Maniacal attention to detail.

I was told once that of the comic book artist Geof Darrow (born 1955) his artwork was so detailed that he would sometimes draw each panel separately. This was so he could cram in more and more 'stuff' in it. The artwork would then be shrunken down (it being the pre-computer 1980s and early 1990s) and pasted into the panel on the page before going off to the printer. I believe it.

There was a certain phase where I guess in order to compete with the big two Image and Dark Horse and others had to do something that you couldn't get from Marvel/DC. In the case of Hard Boiled at least you had this maniacal endless attention to detail. Such detail that you had to think there was a mental breakdown happening somewhere here.

Hard Boiled works as a reading experience because the story is kept super-thin, simple and vague.

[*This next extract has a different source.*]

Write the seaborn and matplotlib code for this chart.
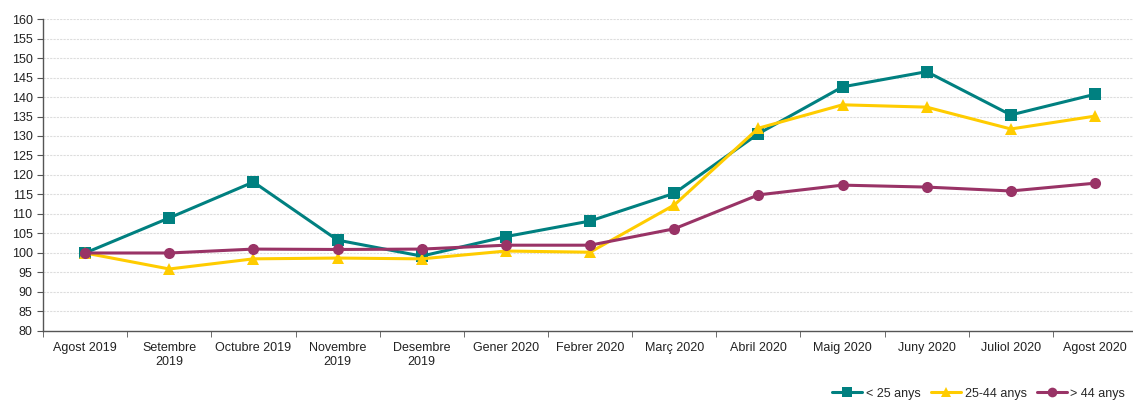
import numpy as np
import pandas as pd
import matplotlib
matplotlib.use('Agg')
import matplotlib.pyplot as plt
import seaborn as sns

months = ['Agost 2019', 'Setembre\n2019', 'Octubre 2019', 'Novembre\n2019', 'Desembre\n2019',
          'Gener 2020', 'Febrer 2020', 'Març 2020', 'Abril 2020', 'Maig 2020',
          'Juny 2020', 'Juliol 2020', 'Agost 2020']
under25 = [100, 109.0, 118.2, 103.3, 99.2, 104.2, 108.2, 115.3, 130.6, 142.6, 146.5, 135.4, 140.7]
mid25_44 = [100, 95.9, 98.5, 98.7, 98.5, 100.5, 100.2, 112.3, 132.0, 138.0, 137.4, 131.8, 135.1]
over44 = [100, 100.0, 101.0, 100.9, 101.0, 102.0, 102.0, 106.2, 114.9, 117.4, 116.9, 115.9, 117.9]

series_names = ['< 25 anys', '25-44 anys', '> 44 anys']
colors = ['#008080', '#FFCC00', '#993366']
markers = ['s', '^', 'o']

df = pd.DataFrame({'mes': np.arange(len(months)),
                   series_names[0]: under25,
                   series_names[1]: mid25_44,
                   series_names[2]: over44})
long = df.melt(id_vars='mes', var_name='grup', value_name='index')

sns.set_style('white')
plt.rcParams['font.family'] = ['Liberation Sans', 'DejaVu Sans']

fig = plt.figure(figsize=(11.33, 4.01), dpi=100)
ax = fig.add_axes([0.038, 0.1746, 0.9656, 0.778])

sns.lineplot(data=long, x='mes', y='index', hue='grup', style='grup',
             palette=colors, markers=markers, dashes=False, markersize=8,
             linewidth=2.2, markeredgewidth=0, ax=ax, legend=False)

ax.set_xlim(-0.5, len(months) - 0.5)
ax.set_ylim(80, 160)
ax.set_yticks(np.arange(80, 161, 5))
ax.yaxis.grid(True, color='#dddddd', linestyle=(0, (2, 1)), linewidth=0.8)
ax.set_axisbelow(True)

ax.set_xticks(np.arange(len(months)))
ax.set_xticklabels(months, fontsize=9, color='#222222')
ax.set_xticks(np.arange(-0.5, len(months)), minor=True)
ax.tick_params(axis='x', which='major', length=0, pad=8)
ax.tick_params(axis='x', which='minor', length=4, color='#555555', direction='out', bottom=True)
ax.tick_params(axis='y', length=4, color='#555555', direction='out', left=True, labelsize=9, labelcolor='#222222')

for s in ['top', 'right']:
    ax.spines[s].set_visible(False)
for s in ['left', 'bottom']:
    ax.spines[s].set_color('#555555')
    ax.spines[s].set_linewidth(1)
ax.set_xlabel('')
ax.set_ylabel('')

handles = [plt.Line2D([], [], color=c, marker=m, markersize=7, linewidth=2.2, markeredgewidth=0)
           for c, m in zip(colors, markers)]
fig.legend(handles, series_names, loc='lower right', bbox_to_anchor=(1.003, -0.025), ncol=3,
           frameon=False, fontsize=9, handlelength=2.4, handletextpad=0.3, columnspacing=0.8)

fig.savefig('out.png', dpi=100)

We have a uh... human? tax collector -or insurance adjuster named Otis Nixon (or Seltz?) who just goes and kills/shoots everything in sight.

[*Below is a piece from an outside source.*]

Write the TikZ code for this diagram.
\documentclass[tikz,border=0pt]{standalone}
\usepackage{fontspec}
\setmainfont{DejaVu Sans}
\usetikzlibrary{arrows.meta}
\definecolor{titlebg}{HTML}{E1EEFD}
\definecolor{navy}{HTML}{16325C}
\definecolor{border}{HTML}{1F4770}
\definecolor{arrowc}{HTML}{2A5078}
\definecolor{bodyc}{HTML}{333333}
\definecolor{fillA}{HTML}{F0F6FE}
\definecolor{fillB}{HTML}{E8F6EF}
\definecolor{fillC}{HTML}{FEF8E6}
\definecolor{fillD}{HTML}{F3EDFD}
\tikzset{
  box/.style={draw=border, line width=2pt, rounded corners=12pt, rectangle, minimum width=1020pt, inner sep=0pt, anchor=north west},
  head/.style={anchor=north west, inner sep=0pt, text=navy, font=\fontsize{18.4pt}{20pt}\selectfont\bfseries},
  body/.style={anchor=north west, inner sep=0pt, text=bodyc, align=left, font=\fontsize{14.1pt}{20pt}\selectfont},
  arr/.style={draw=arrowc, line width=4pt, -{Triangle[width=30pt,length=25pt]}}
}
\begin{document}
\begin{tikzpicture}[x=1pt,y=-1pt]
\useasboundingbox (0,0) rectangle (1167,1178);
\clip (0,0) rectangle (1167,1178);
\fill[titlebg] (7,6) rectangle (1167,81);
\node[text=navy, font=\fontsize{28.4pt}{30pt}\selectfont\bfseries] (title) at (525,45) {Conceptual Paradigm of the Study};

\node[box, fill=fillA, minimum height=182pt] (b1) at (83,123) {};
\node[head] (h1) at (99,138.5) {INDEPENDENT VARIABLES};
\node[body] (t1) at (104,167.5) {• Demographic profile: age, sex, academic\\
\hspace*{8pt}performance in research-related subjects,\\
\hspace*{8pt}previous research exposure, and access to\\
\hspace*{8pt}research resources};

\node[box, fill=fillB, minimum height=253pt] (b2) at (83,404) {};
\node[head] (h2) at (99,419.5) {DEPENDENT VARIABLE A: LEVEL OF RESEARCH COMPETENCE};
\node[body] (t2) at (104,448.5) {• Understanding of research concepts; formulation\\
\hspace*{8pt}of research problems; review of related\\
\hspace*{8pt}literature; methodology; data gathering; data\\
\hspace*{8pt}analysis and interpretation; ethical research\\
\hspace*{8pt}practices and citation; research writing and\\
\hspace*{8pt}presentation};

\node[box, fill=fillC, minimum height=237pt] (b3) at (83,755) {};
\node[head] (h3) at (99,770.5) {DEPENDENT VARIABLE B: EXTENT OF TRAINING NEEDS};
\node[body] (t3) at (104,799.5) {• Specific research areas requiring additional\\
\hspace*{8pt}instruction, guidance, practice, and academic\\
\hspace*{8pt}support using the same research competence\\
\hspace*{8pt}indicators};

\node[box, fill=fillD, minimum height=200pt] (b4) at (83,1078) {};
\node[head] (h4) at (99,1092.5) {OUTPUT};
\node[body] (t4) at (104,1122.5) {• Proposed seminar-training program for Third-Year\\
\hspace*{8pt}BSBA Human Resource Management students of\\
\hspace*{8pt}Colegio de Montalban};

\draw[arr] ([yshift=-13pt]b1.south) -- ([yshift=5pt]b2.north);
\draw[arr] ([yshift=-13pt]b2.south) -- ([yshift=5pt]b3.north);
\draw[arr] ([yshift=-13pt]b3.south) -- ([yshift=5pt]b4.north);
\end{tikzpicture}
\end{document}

The genius in its execution lies in Frank Miller's unwavering faith in Darrow's 'aftermath' quality of illustration. There's lots of scenes that show you just after the last bullet has fired, out of millions, or the last bloody military city policeman's body drops, out of hundreds. Even then, the dialogue is thin, dry, non descriptive as possible. Otis' retorts are kept to saying simply 'Uncle. I said uncle.' as he's surrounded by an almost impossible to count number of bodies and a few dozen police tanks.

The balance of writing to art is intentionally kept skewed to the pictures describing in high detail everything that's going on, but the actual words used only obfuscating and mis-directing what you see, with small doses of irony.

There are a good number of 'normal' pages, that is, pages with panels, characters and dialogue that move the story along. Mostly they're scientists in the background trying to maintain and monitor the actions of our horrific robot-killing machine that is Mr. Nixon. More doses of irony in that he's pursued by his equally dangerous robot/human who is in the form of a fat and flabby grandmother. Another one's a little girl. And there's a talking dog (!)

It makes me wonder if in future days of internet chatting, tweeting, and sharing culture if there will come something which stands out for not fitting in, just as Hard Boiled didn't 'fit in' with Marvel or DC's product line?